## WHAT YOU WILL DO
Reproduce the listing below word for word, with no pictures.

** start PROVIDED DATA **

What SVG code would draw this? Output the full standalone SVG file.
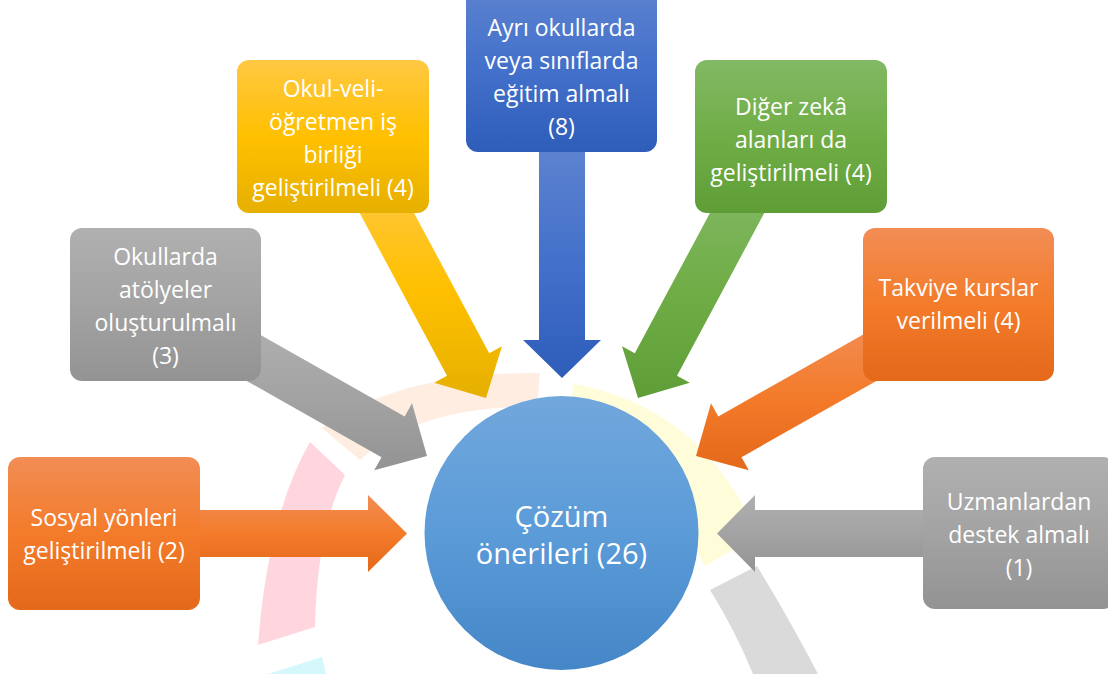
<svg xmlns="http://www.w3.org/2000/svg" width="1108" height="674" viewBox="0 0 1108 674">
<defs>
<linearGradient id="gOrange" x1="0" y1="0" x2="0" y2="1"><stop offset="0" stop-color="#F28D55"/><stop offset="0.5" stop-color="#F37B2A"/><stop offset="1" stop-color="#E4691A"/></linearGradient>
<linearGradient id="gGray" x1="0" y1="0" x2="0" y2="1"><stop offset="0" stop-color="#B0B0B0"/><stop offset="0.5" stop-color="#A3A3A3"/><stop offset="1" stop-color="#939393"/></linearGradient>
<linearGradient id="gYellow" x1="0" y1="0" x2="0" y2="1"><stop offset="0" stop-color="#FFC843"/><stop offset="0.5" stop-color="#FFC000"/><stop offset="1" stop-color="#E6B000"/></linearGradient>
<linearGradient id="gBlue" x1="0" y1="0" x2="0" y2="1"><stop offset="0" stop-color="#5C82CF"/><stop offset="0.5" stop-color="#4270CA"/><stop offset="1" stop-color="#2E5DBA"/></linearGradient>
<linearGradient id="gGreen" x1="0" y1="0" x2="0" y2="1"><stop offset="0" stop-color="#82B964"/><stop offset="0.5" stop-color="#70AD47"/><stop offset="1" stop-color="#5F9E36"/></linearGradient>
<linearGradient id="gCircle" x1="0" y1="0" x2="0" y2="1"><stop offset="0" stop-color="#71A7DC"/><stop offset="0.5" stop-color="#5B9BD8"/><stop offset="1" stop-color="#4486C7"/></linearGradient>
</defs>
<style>
.t{font-family:"Open Sans","Noto Sans","DejaVu Sans",sans-serif;font-size:23px;fill:#FFFFFF;text-anchor:middle;}
.tc{font-family:"Open Sans","Noto Sans","DejaVu Sans",sans-serif;font-size:29px;fill:#FFFFFF;text-anchor:middle;}
</style>
<rect x="0" y="0" width="1108" height="674" fill="#FFFFFF"/>
<g id="background">
<path d="M310,442 Q268,515 258,645 L315,627 Q317,530 345,475 Z" fill="#FFD6DD"/>
<path d="M322,428 Q400,372 540,373 L537,407 Q420,405 360,460 Z" fill="#FEEDE0"/>
<path d="M574,384 Q686,404 743,505 L750,540 L705,566 L680,520 Q640,430 570,405 Z" fill="#FFFDD9"/>
<path d="M710,590 L757,566 Q790,620 818,674 L753,674 Q735,630 710,590 Z" fill="#DADADA"/>
<path d="M268,674 L322,657 L326,674 Z" fill="#D4F8FC"/>
</g>
<g id="connectors">
<polygon points="395.7,178.8 489.2,353.2 502,346.3 486,398 434.2,382.7 447,375.8 353.5,201.4" fill="url(#gYellow)"/>
<polygon points="728.3,178.8 634.8,353.2 622,346.3 638,398 689.8,382.7 677,375.8 770.5,201.4" fill="url(#gGreen)"/>
<polygon points="884.5,322.4 718.3,416.4 711,403.3 696,456 748.8,470.3 741.5,457.2 907.7,363.2" fill="url(#gOrange)"/>
<polygon points="238.5,322.4 404.7,416.4 412,403.3 427,456 374.2,470.3 381.5,457.2 215.3,363.2" fill="url(#gGray)"/>
<polygon points="150,510 368,510 368,495 407,533.5 368,572 368,557 150,557" fill="url(#gOrange)"/>
<polygon points="990,510 755,510 755,495 717,533.5 755,572 755,557 990,557" fill="url(#gGray)"/>
<polygon points="539,152 585,152 585,340 601,340 562,378 523,340 539,340" fill="url(#gBlue)"/>
</g>
<g id="node-center">
<ellipse cx="561.5" cy="533" rx="137" ry="137" fill="url(#gCircle)"/>
<text class="tc" x="561.5" y="527">Çözüm</text>
<text class="tc" x="561.5" y="564">önerileri (26)</text>
</g>
<g id="node-ayri">
<rect x="466" y="-12" width="191" height="164" rx="12" fill="url(#gBlue)"/>
<text class="t" x="561.5" y="36">Ayrı okullarda</text>
<text class="t" x="561.5" y="69">veya sınıflarda</text>
<text class="t" x="561.5" y="102">eğitim almalı</text>
<text class="t" x="561.5" y="135">(8)</text>
</g>
<g id="node-okulveli">
<rect x="237" y="60" width="192" height="153" rx="12" fill="url(#gYellow)"/>
<text class="t" x="333" y="97">Okul-veli-</text>
<text class="t" x="333" y="130">öğretmen iş</text>
<text class="t" x="333" y="163">birliği</text>
<text class="t" x="333" y="196">geliştirilmeli (4)</text>
</g>
<g id="node-diger">
<rect x="695" y="60" width="192" height="153" rx="12" fill="url(#gGreen)"/>
<text class="t" x="791" y="115">Diğer zekâ</text>
<text class="t" x="791" y="148">alanları da</text>
<text class="t" x="791" y="181">geliştirilmeli (4)</text>
</g>
<g id="node-atolye">
<rect x="70" y="228" width="191" height="153" rx="12" fill="url(#gGray)"/>
<text class="t" x="165.5" y="265">Okullarda</text>
<text class="t" x="165.5" y="298">atölyeler</text>
<text class="t" x="165.5" y="331">oluşturulmalı</text>
<text class="t" x="165.5" y="364">(3)</text>
</g>
<g id="node-takviye">
<rect x="863" y="228" width="191" height="153" rx="12" fill="url(#gOrange)"/>
<text class="t" x="958.5" y="296">Takviye kurslar</text>
<text class="t" x="958.5" y="329">verilmeli (4)</text>
</g>
<g id="node-sosyal">
<rect x="8" y="457" width="192" height="153" rx="12" fill="url(#gOrange)"/>
<text class="t" x="104" y="526">Sosyal yönleri</text>
<text class="t" x="104" y="559">geliştirilmeli (2)</text>
</g>
<g id="node-uzman">
<rect x="923" y="457" width="192" height="152" rx="12" fill="url(#gGray)"/>
<text class="t" x="1019" y="510">Uzmanlardan</text>
<text class="t" x="1019" y="543">destek almalı</text>
<text class="t" x="1019" y="576">(1)</text>
</g>
</svg>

** end PROVIDED DATA **

## RESPONSE TO THE TASK
What SVG code would draw this? Output the full standalone SVG file.
<svg xmlns="http://www.w3.org/2000/svg" width="1108" height="674" viewBox="0 0 1108 674">
<defs>
<linearGradient id="gOrange" x1="0" y1="0" x2="0" y2="1"><stop offset="0" stop-color="#F28D55"/><stop offset="0.5" stop-color="#F37B2A"/><stop offset="1" stop-color="#E4691A"/></linearGradient>
<linearGradient id="gGray" x1="0" y1="0" x2="0" y2="1"><stop offset="0" stop-color="#B0B0B0"/><stop offset="0.5" stop-color="#A3A3A3"/><stop offset="1" stop-color="#939393"/></linearGradient>
<linearGradient id="gYellow" x1="0" y1="0" x2="0" y2="1"><stop offset="0" stop-color="#FFC843"/><stop offset="0.5" stop-color="#FFC000"/><stop offset="1" stop-color="#E6B000"/></linearGradient>
<linearGradient id="gBlue" x1="0" y1="0" x2="0" y2="1"><stop offset="0" stop-color="#5C82CF"/><stop offset="0.5" stop-color="#4270CA"/><stop offset="1" stop-color="#2E5DBA"/></linearGradient>
<linearGradient id="gGreen" x1="0" y1="0" x2="0" y2="1"><stop offset="0" stop-color="#82B964"/><stop offset="0.5" stop-color="#70AD47"/><stop offset="1" stop-color="#5F9E36"/></linearGradient>
<linearGradient id="gCircle" x1="0" y1="0" x2="0" y2="1"><stop offset="0" stop-color="#71A7DC"/><stop offset="0.5" stop-color="#5B9BD8"/><stop offset="1" stop-color="#4486C7"/></linearGradient>
</defs>
<style>
.t{font-family:"Open Sans","Noto Sans","DejaVu Sans",sans-serif;font-size:23px;fill:#FFFFFF;text-anchor:middle;}
.tc{font-family:"Open Sans","Noto Sans","DejaVu Sans",sans-serif;font-size:29px;fill:#FFFFFF;text-anchor:middle;}
</style>
<rect x="0" y="0" width="1108" height="674" fill="#FFFFFF"/>
<g id="background">
<path d="M310,442 Q268,515 258,645 L315,627 Q317,530 345,475 Z" fill="#FFD6DD"/>
<path d="M322,428 Q400,372 540,373 L537,407 Q420,405 360,460 Z" fill="#FEEDE0"/>
<path d="M574,384 Q686,404 743,505 L750,540 L705,566 L680,520 Q640,430 570,405 Z" fill="#FFFDD9"/>
<path d="M710,590 L757,566 Q790,620 818,674 L753,674 Q735,630 710,590 Z" fill="#DADADA"/>
<path d="M268,674 L322,657 L326,674 Z" fill="#D4F8FC"/>
</g>
<g id="connectors">
<polygon points="395.7,178.8 489.2,353.2 502,346.3 486,398 434.2,382.7 447,375.8 353.5,201.4" fill="url(#gYellow)"/>
<polygon points="728.3,178.8 634.8,353.2 622,346.3 638,398 689.8,382.7 677,375.8 770.5,201.4" fill="url(#gGreen)"/>
<polygon points="884.5,322.4 718.3,416.4 711,403.3 696,456 748.8,470.3 741.5,457.2 907.7,363.2" fill="url(#gOrange)"/>
<polygon points="238.5,322.4 404.7,416.4 412,403.3 427,456 374.2,470.3 381.5,457.2 215.3,363.2" fill="url(#gGray)"/>
<polygon points="150,510 368,510 368,495 407,533.5 368,572 368,557 150,557" fill="url(#gOrange)"/>
<polygon points="990,510 755,510 755,495 717,533.5 755,572 755,557 990,557" fill="url(#gGray)"/>
<polygon points="539,152 585,152 585,340 601,340 562,378 523,340 539,340" fill="url(#gBlue)"/>
</g>
<g id="node-center">
<ellipse cx="561.5" cy="533" rx="137" ry="137" fill="url(#gCircle)"/>
<text class="tc" x="561.5" y="527">Çözüm</text>
<text class="tc" x="561.5" y="564">önerileri (26)</text>
</g>
<g id="node-ayri">
<rect x="466" y="-12" width="191" height="164" rx="12" fill="url(#gBlue)"/>
<text class="t" x="561.5" y="36">Ayrı okullarda</text>
<text class="t" x="561.5" y="69">veya sınıflarda</text>
<text class="t" x="561.5" y="102">eğitim almalı</text>
<text class="t" x="561.5" y="135">(8)</text>
</g>
<g id="node-okulveli">
<rect x="237" y="60" width="192" height="153" rx="12" fill="url(#gYellow)"/>
<text class="t" x="333" y="97">Okul-veli-</text>
<text class="t" x="333" y="130">öğretmen iş</text>
<text class="t" x="333" y="163">birliği</text>
<text class="t" x="333" y="196">geliştirilmeli (4)</text>
</g>
<g id="node-diger">
<rect x="695" y="60" width="192" height="153" rx="12" fill="url(#gGreen)"/>
<text class="t" x="791" y="115">Diğer zekâ</text>
<text class="t" x="791" y="148">alanları da</text>
<text class="t" x="791" y="181">geliştirilmeli (4)</text>
</g>
<g id="node-atolye">
<rect x="70" y="228" width="191" height="153" rx="12" fill="url(#gGray)"/>
<text class="t" x="165.5" y="265">Okullarda</text>
<text class="t" x="165.5" y="298">atölyeler</text>
<text class="t" x="165.5" y="331">oluşturulmalı</text>
<text class="t" x="165.5" y="364">(3)</text>
</g>
<g id="node-takviye">
<rect x="863" y="228" width="191" height="153" rx="12" fill="url(#gOrange)"/>
<text class="t" x="958.5" y="296">Takviye kurslar</text>
<text class="t" x="958.5" y="329">verilmeli (4)</text>
</g>
<g id="node-sosyal">
<rect x="8" y="457" width="192" height="153" rx="12" fill="url(#gOrange)"/>
<text class="t" x="104" y="526">Sosyal yönleri</text>
<text class="t" x="104" y="559">geliştirilmeli (2)</text>
</g>
<g id="node-uzman">
<rect x="923" y="457" width="192" height="152" rx="12" fill="url(#gGray)"/>
<text class="t" x="1019" y="510">Uzmanlardan</text>
<text class="t" x="1019" y="543">destek almalı</text>
<text class="t" x="1019" y="576">(1)</text>
</g>
</svg>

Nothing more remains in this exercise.